Бродский разделял распространенное заблуждение, что в кошачьем имени должен быть звук «с» (см. о фонеморазличительных способностях кошек ниже). Отсюда – «Миссисипи». Его ленинградскую кошку звали Оська. После переезда Бродского в Бруклин Миссисипи по семейным обстоятельствам был оставлен в Гринвич-Виллидж у соседки и многолетнего друга Маши Воробьевой. Маша рассказывала, что в ночь смерти Иосифа Миссисипи метался по квартире и плакал. Я в телепатию не верю, но теперь Маша тоже умерла и я рассказываю вместо нее.
Будучи большим кошколюбом, Иосиф серьезных стихов о кошках не писал (так же, как в его зрелом творчестве нет стихов, посвященных любимому городу). Благодаря конкордансу Татьяны Патеры мы знаем, что коты, кошки и котофеи упоминаются в его стихах почте вдвое реже, чем псы и собаки (26:47), хотя к собакам он был довольно равнодушен.

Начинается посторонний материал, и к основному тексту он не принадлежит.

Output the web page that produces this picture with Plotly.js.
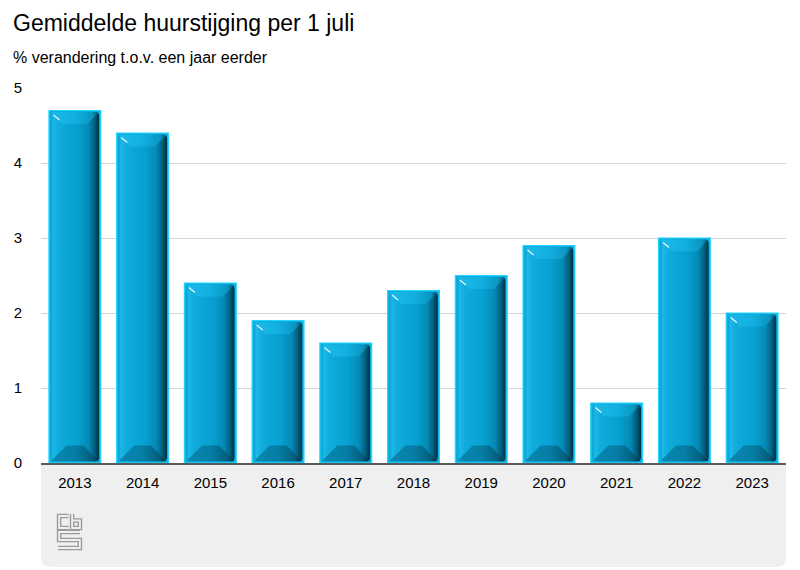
<!DOCTYPE html>
<html>
<head>
<meta charset="utf-8">
<script src="https://cdn.plot.ly/plotly-3.0.1.min.js"></script>
<style>
  html, body { margin: 0; padding: 0; background: #fff; }
  #chart { width: 800px; height: 570px; }
</style>
</head>
<body>
<div id="chart"></div>
<script>
// ---- Data ----
var years = ['2013','2014','2015','2016','2017','2018','2019','2020','2021','2022','2023'];
var huurstijging = [4.7, 4.4, 2.4, 1.9, 1.6, 2.3, 2.5, 2.9, 0.8, 3.0, 2.0];
var yTicks = [0, 1, 2, 3, 4, 5];

var chartTitle = 'Gemiddelde huurstijging per 1 juli';
var chartSubtitle = '% verandering t.o.v. een jaar eerder';

var FONT = 'Liberation Sans, Arial, Helvetica, sans-serif';

// CBS-like logo as inline SVG (outlined strokes)
var logoSvg = '<svg xmlns="http://www.w3.org/2000/svg" width="26" height="38" viewBox="0 0 26 38">' +
  '<g fill="none" stroke-linejoin="miter" stroke-linecap="butt">' +
  '<path d="M12,3 H3 V15 H12 M15.5,1 V15 H23 V7.5 H15.5 M23,19 H3 V27 H23 V35 H2" stroke="#9a9a9a" stroke-width="4.4"/>' +
  '<path d="M12,3 H3 V15 H12 M15.5,1 V15 H23 V7.5 H15.5 M23,19 H3 V27 H23 V35 H2" stroke="#efefef" stroke-width="1.8"/>' +
  '</g></svg>';
var logoUri = 'data:image/svg+xml;charset=utf-8,' + encodeURIComponent(logoSvg);

var W = 800, H = 570;
var mL = 41, mR = 14, mT = 88, mB = 107;
var pw = W - mL - mR, ph = H - mT - mB;
// grey footer box in paper units (rounded bottom corners)
var boxBottom = -(567 - 463) / ph;
var rx = 10 / pw, ry = 10 / ph;
var boxPath = 'M 0 0 L 1 0 L 1 ' + (boxBottom + ry) +
  ' Q 1 ' + boxBottom + ' ' + (1 - rx) + ' ' + boxBottom +
  ' L ' + rx + ' ' + boxBottom +
  ' Q 0 ' + boxBottom + ' 0 ' + (boxBottom + ry) + ' Z';

var trace = {
  type: 'bar',
  x: years,
  y: huurstijging,
  marker: { color: '#0aa3d3', line: { color: '#22d4ff', width: 1.2 } },
  hoverinfo: 'x+y'
};

var layout = {
  width: W, height: H,
  margin: { l: mL, r: mR, t: mT, b: mB, pad: 0 },
  paper_bgcolor: '#ffffff',
  plot_bgcolor: '#ffffff',
  bargap: 0.235,
  showlegend: false,
  font: { family: FONT, size: 15, color: '#000' },
  title: {
    text: chartTitle,
    x: 13 / W, xanchor: 'left', xref: 'container',
    y: 1 - 23 / H, yanchor: 'middle', yref: 'container',
    font: { family: FONT, size: 23, color: '#000' }
  },
  xaxis: {
    type: 'category',
    showgrid: false,
    showline: true, linecolor: '#5a5a5a', linewidth: 2,
    ticks: 'outside', ticklen: 5, tickcolor: 'rgba(0,0,0,0)',
    tickfont: { family: FONT, size: 15, color: '#000' },
    fixedrange: true
  },
  yaxis: {
    range: [0, 5],
    tickvals: yTicks,
    showgrid: true, gridcolor: '#d3d3d3', gridwidth: 1,
    zeroline: false, showline: false,
    ticks: 'outside', ticklen: 15, tickcolor: 'rgba(0,0,0,0)',
    tickfont: { family: FONT, size: 15, color: '#000' },
    fixedrange: true
  },
  shapes: [{
    type: 'path', xref: 'paper', yref: 'paper', path: boxPath,
    fillcolor: '#efefef', line: { width: 0 }, layer: 'below'
  }],
  annotations: [{
    text: chartSubtitle, xref: 'paper', yref: 'paper',
    x: (11 - mL) / pw, xanchor: 'left',
    y: 1 + (mT - 58) / ph, yanchor: 'middle',
    showarrow: false, font: { family: FONT, size: 16, color: '#000' }
  }],
  images: [{
    source: logoUri, xref: 'paper', yref: 'paper',
    x: (56 - mL) / pw, y: -(513 - 463) / ph,
    sizex: 27 / pw, sizey: 38 / ph,
    xanchor: 'left', yanchor: 'top', sizing: 'stretch', layer: 'above'
  }]
};

Plotly.newPlot('chart', [trace], layout, { displayModeBar: false, staticPlot: true }).then(function (gd) {
  var NS = 'http://www.w3.org/2000/svg';
  var svg = gd.querySelector('svg.main-svg');
  var defs = svg.querySelector('defs') || svg.insertBefore(document.createElementNS(NS, 'defs'), svg.firstChild);

  function grad(id, stops, horiz) {
    var g = document.createElementNS(NS, 'linearGradient');
    g.setAttribute('id', id);
    g.setAttribute('x1', '0'); g.setAttribute('y1', '0');
    g.setAttribute('x2', horiz ? '1' : '0'); g.setAttribute('y2', horiz ? '0' : '1');
    stops.forEach(function (s) {
      var st = document.createElementNS(NS, 'stop');
      st.setAttribute('offset', s[0]);
      st.setAttribute('stop-color', s[1]);
      if (s[2] !== undefined) st.setAttribute('stop-opacity', s[2]);
      g.appendChild(st);
    });
    defs.appendChild(g);
  }
  grad('barBody', [[0, '#0e9fcf'], [0.06, '#1cb8e8'], [0.16, '#10acdc'], [0.55, '#07a0d0'], [0.78, '#0489b5'], [0.9, '#02607f'], [1, '#00303f']], true);
  grad('barTop', [[0, '#1cb9e9'], [0.5, '#12b0e1'], [0.85, '#0a96c2'], [1, '#04506a']], true);
  grad('barBottom', [[0, '#0888b2'], [0.5, '#067ea6'], [0.85, '#035e7c'], [1, '#002a38']], true);

  var paths = gd.querySelectorAll('.barlayer .point path');
  paths.forEach(function (p) {
    var b = p.getBBox();
    var x = b.x + 1.5, y = b.y + 1.5, w = b.width - 3, h = b.height - 3;
    var parent = p.parentNode;
    var body = document.createElementNS(NS, 'rect');
    body.setAttribute('x', x); body.setAttribute('y', y);
    body.setAttribute('width', w); body.setAttribute('height', h);
    body.setAttribute('rx', 4); body.setAttribute('ry', 4);
    body.setAttribute('fill', 'url(#barBody)');
    var clipId = 'clip' + Math.round(x);
    var cp = document.createElementNS(NS, 'clipPath');
    cp.setAttribute('id', clipId);
    var cr = body.cloneNode(); cr.removeAttribute('fill');
    cp.appendChild(cr); defs.appendChild(cp);
    var g = document.createElementNS(NS, 'g');
    g.setAttribute('clip-path', 'url(#' + clipId + ')');
    g.appendChild(body);
    var bt = Math.min(12, h / 2), bb = Math.min(16, h / 2);
    var top = document.createElementNS(NS, 'polygon');
    top.setAttribute('points', [x, y, x + w, y, x + w - bt, y + bt, x + bt, y + bt].join(' '));
    top.setAttribute('fill', 'url(#barTop)');
    g.appendChild(top);
    var bot = document.createElementNS(NS, 'polygon');
    bot.setAttribute('points', [x, y + h, x + w, y + h, x + w - bb, y + h - bb, x + bb, y + h - bb].join(' '));
    bot.setAttribute('fill', 'url(#barBottom)');
    g.appendChild(bot);
    var hl = document.createElementNS(NS, 'line');
    hl.setAttribute('x1', x + 3); hl.setAttribute('y1', y + 3);
    hl.setAttribute('x2', x + 9); hl.setAttribute('y2', y + 8);
    hl.setAttribute('stroke', '#ffffff'); hl.setAttribute('stroke-width', 1.2);
    hl.setAttribute('stroke-opacity', 0.9);
    g.appendChild(hl);
    p.setAttribute('style', (p.getAttribute('style') || '') + ';fill:#0ab0e0;');
    parent.appendChild(g);
  });
});
</script>
</body>
</html>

Зато он сильно отождествлялся с кошками. Умело, почти автоматически, рисовал толстых котов вместе с подписью, надписывая книжки. Писал:
Я пробудился весь в поту:
мне голос был – «Не всё коту, —
сказал он, – масленица. Будет, —
он заявил, – Великий Пост.
Ужо тебе прищемят хвост».
Такое каждого разбудит.
Это шестистишие – почти полностью коллаж: две поговорки и цитата из Ахматовой («мне голос был»), но в нем очень личное ощущение себя котом. Так же в блаженный момент, запечатленный в «Набережной неисцелимых», он ощутил себя котом, съевшим рыбку и мурлыкающим на солнышке. Но в стихотворении, выстроенном как формула собственной судьбы, «Письмо в оазис», он делает сытым котом своего оппонента, а себя мышью в пустыне, «подспудным грызуном словарного запаса».